第三に、根本的に組織に内面性のモラリティが無い。老舗の知名度だけで、ほっておいてもアホな信者の客が押しかける。自分たちの長年の歴史と伝統からすれば、昨今できた行政の法律や規則なんぞ、知ったことじゃない。地元に長年のセレブ人脈もあるから、木っ端役人なんか相手にするまでもない。まして、客がクレームをつけても、自分たちの店のありがたさを理解できない客の方が悪い。二度と来るな! でおしまい。とにかく上から下まで「旧弊」のまま、ただ外形的にのみ、いままでどおりにやることだけを使命と自認。そのくせ、まあ、この程度は、で、その外形も、徐々にゆるゆるに。それが、積もり積もって、ある日、致命的な破断を起こすとも知らずに。

もちろん、世襲でも、代々、幼少からしかるべき帝王学を徹底的にしつけられ、高いモラリティと責任感を持って伝統の老舗を引き継いでいく家も、なかにはある。だが、それはまれだ。日本では昔から「売り家と唐様で書く三代目」と揶揄され、米国でも「三世代で裸一貫から裸一貫に(Shirtsleeves to shirtsleeves in three generations.)」、また、スコットランドでは「父が買い、息子が建てて、孫が売り、後の子孫はただの物乞い(The father buys, the son builds, the grandchild sells, and his son begs.)と言う。つまり、老舗没落は、世の定め、人の常。二代目はまだ初代の苦労を間近に見て、おのずから仕事に対する厳しい姿勢を学んでいるものの、自分もまた仕事の守成で手いっぱいで、子どもを教育しているヒマが無い。だから、SPBBにとってみれば、地位も名声も生まれながらに与えられた幸運。ほっておいても天からいくらでも降ってくる、くらいにしか、ありがたさがわかっていないから、失うのも早い。

つまり、老舗そのものにカリスマ性があっても、その中心がSPBBの代になると、見せかけだけで、中はからっぽになっていき、そのすきまに傲慢さばかりが肥大。にもかかわらず、SPBB本人は、実際の経営は番頭任せのくせに、こんな異常状態をリーダーシップや経営刷新と勘違いして、ますます増長。ふつうならこれで客離れを起こすのだが、本当の目利き上客が減っても、SPBBの同類のような成金と、その奴隷的追随庶民が、むしろ安物天ぷらの衣のように膨れ上がるから、逆にいよいよ外づらは成功しているように見えてしまう。
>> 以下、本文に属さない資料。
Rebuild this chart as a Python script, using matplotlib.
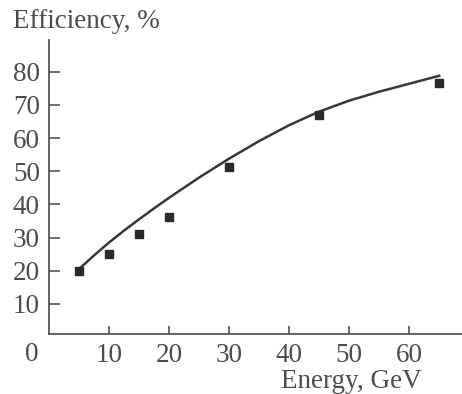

とはいえ、実際に評判は上がり、客は数だけは増えているのだから、SPBB本人は、自分のおかげで成功していると思っている。だから、そとからだれかが忠告したところで、聞く耳は持つまい。唯一の立直し方法は、実親の先代が、勘違いしているSPBBを経営から追い出すことなのだが、それも先代がまだ健在であればこそ。さもなければ、従業員も、顧客も、昔からのよしみなどという未練にとらわれず、腐って沈む船からは早く逃げ出す、直接の被害に遭う前に、そもそも近づかない、という方法しか身を守るすべはあるまい。